John Green, a maintenance worker for the City of Steamboat’s Parks, Open Space and Recreational Services Department, prepares Adams Field at Howelsen Hill for the upcoming adult softball season. A site covering two of the fields at Howelsen has been studied as a possible site for a new recreation center in Steamboat Springs.

John Green, a maintenance worker for the City of Steamboat’s Parks, Open Space and Recreational Services Department, prepares Adams Field at Howelsen Hill for the upcoming adult softball season. A site covering two of the fields at Howelsen has been studied as a possible site for a new recreation center in Steamboat Springs. Photo by John F. Russell

Agenda

4 p.m. Council convenes as the Steam-boat Springs Redevelopment Authority to review base area redevelopment issues, including a construction update.

5 p.m. Executive, or secret, session to discuss issues including personnel matters and possible sites for relocation of the downtown U.S. Post Office at Third Street and Lincoln Avenue.

5:30 p.m. Presentation by recreation center consultants; West Steamboat planning issues; discussion of regional land use options proposed by the Bureau of Land Management.

— City officials soon could reduce the number of sites considered for a new recreation center to two.

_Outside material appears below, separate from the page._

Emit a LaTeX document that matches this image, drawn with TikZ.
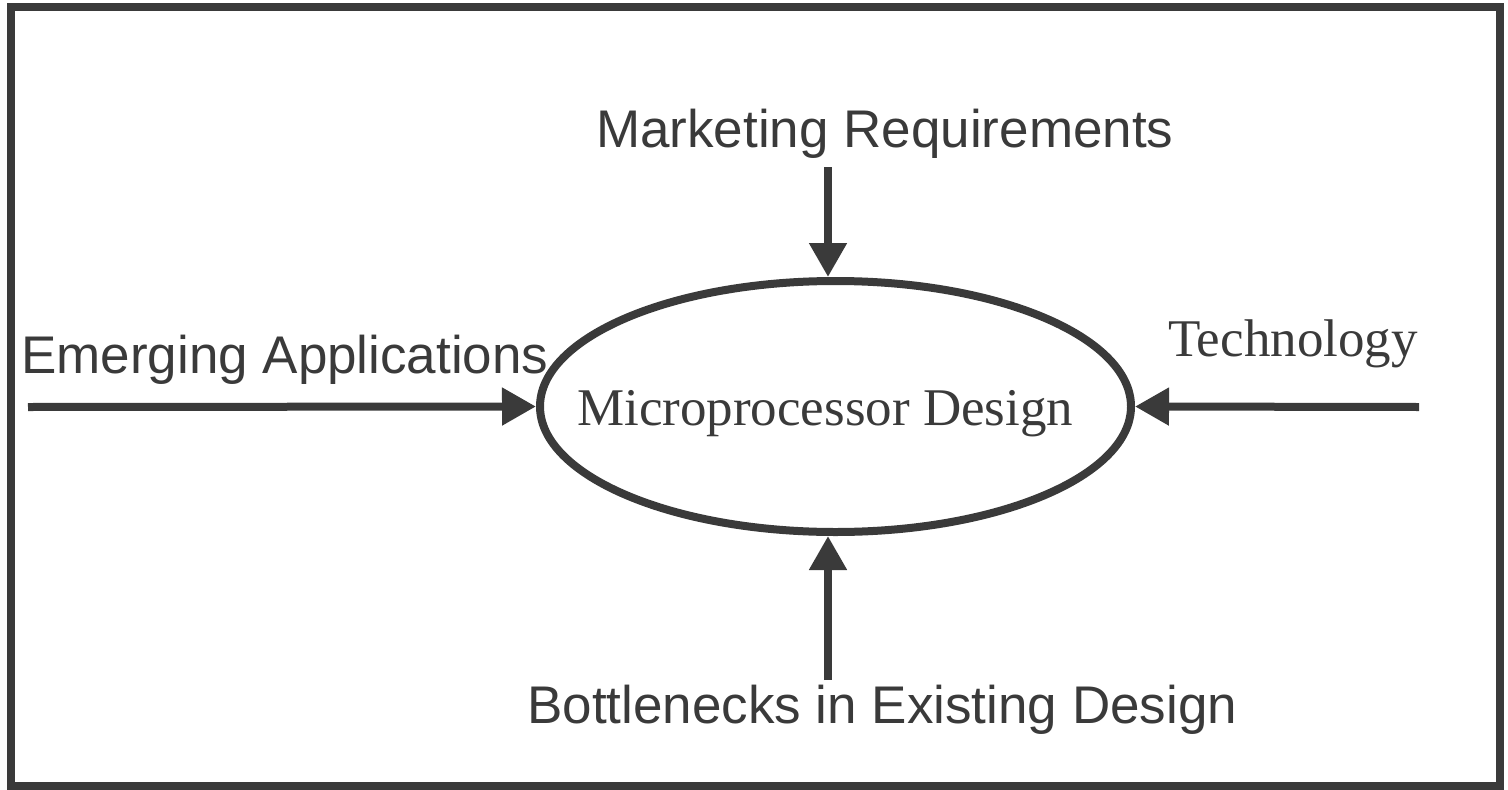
\documentclass[tikz,border=0pt]{standalone}
\usepackage{fontspec}
\setmainfont{Liberation Serif}
\newfontfamily\labelfont{Liberation Sans}
\usetikzlibrary{arrows.meta,shapes.geometric}

\definecolor{ink}{HTML}{3A3A3A}

\tikzset{
	inflow/.style={ink, line width=8pt, -{Triangle[length=34pt,width=36pt]}},
	sanslabel/.style={anchor=base west, inner sep=0pt, text=ink, font=\labelfont\fontsize{53}{60}\selectfont},
	seriflabel/.style={anchor=base west, inner sep=0pt, text=ink, font=\fontsize{53}{60}\selectfont}
}

\begin{document}
\begin{tikzpicture}[x=1pt, y=-1pt]
	\useasboundingbox (0,0) rectangle (1508,790);

	% Outer frame
	\draw[ink, line width=8pt] (11,7) rectangle (1500,786);

	% Central ellipse
	\node[ellipse, draw=ink, line width=8pt, inner sep=0pt,
		minimum width=591pt, minimum height=251pt] (design) at (835.5,406.5) {};
	\node[seriflabel] (designlabel) at (577,425) {Microprocessor Design};

	% Labels round the ellipse
	\node[sanslabel] (market) at (596,147) {Marketing Requirements};
	\node[sanslabel] (apps) at (21,373) {Emerging Applications};
	\node[seriflabel] (tech) at (1168,356) {Technology};
	\node[sanslabel] (bottle) at (527,723) {Bottlenecks in Existing Design};

	% Free ends of the arrows
	\coordinate (markettail) at (828,167);
	\coordinate (appstail) at (28,407);
	\coordinate (techtail) at (1419,407);
	\coordinate (bottletail) at (828,680);

	% Arrows into the ellipse
	\draw[inflow] (markettail) -- (markettail |- design.north);
	\draw[inflow] (appstail) -- (design.west);
	\draw[inflow] (techtail) -- (design.east);
	\draw[inflow] (bottletail) -- (bottletail |- design.south);

\end{tikzpicture}
\end{document}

At tonight’s meeting of the Steamboat Springs City Council, consultants hired by the city will present findings from a three-month study that analyzes options for expanding local recreation services. Last week, Chuck Musgrave of the Denver firm Barker Rinker Seacat Architecture and Chris Dropinski of the Broomfield firm Greenplay, LLC, presented those findings to the public at Steamboat Mountain Theater. While the consultants said their top choice is Ski Town Fields, adjacent to the Tennis Center at Steamboat Springs on Pine Grove Road, the study also assessed costs and potential impacts from building on four other sites.

Those sites include Howelsen Hill, Rita Valentine Park, Strawberry Park Elementary School and the downtown U.S. Post Office.

The Recreational Needs Exploratory Committee, a citizen group appointed by the City Council to oversee the study and guide recreation discussions, is recommending the council narrow the list of sites to “a maximum of two” in order to “continue moving this process forward.”

The committee also is recommending a public survey be conducted this month to hear public input on the consultants’ findings, which detail the likely costs of building on each site.

Building at the Ski Town site would cost at least $15.7 million, Musgrave said. A basic recreation center at Rita Valentine Park, between Anglers Drive and Hilltop Parkway, would cost at least $15.9 million. Musgrave noted use of the Rita Valentine site has drawn significant opposition from homeowners in the area, and could also create traffic concerns.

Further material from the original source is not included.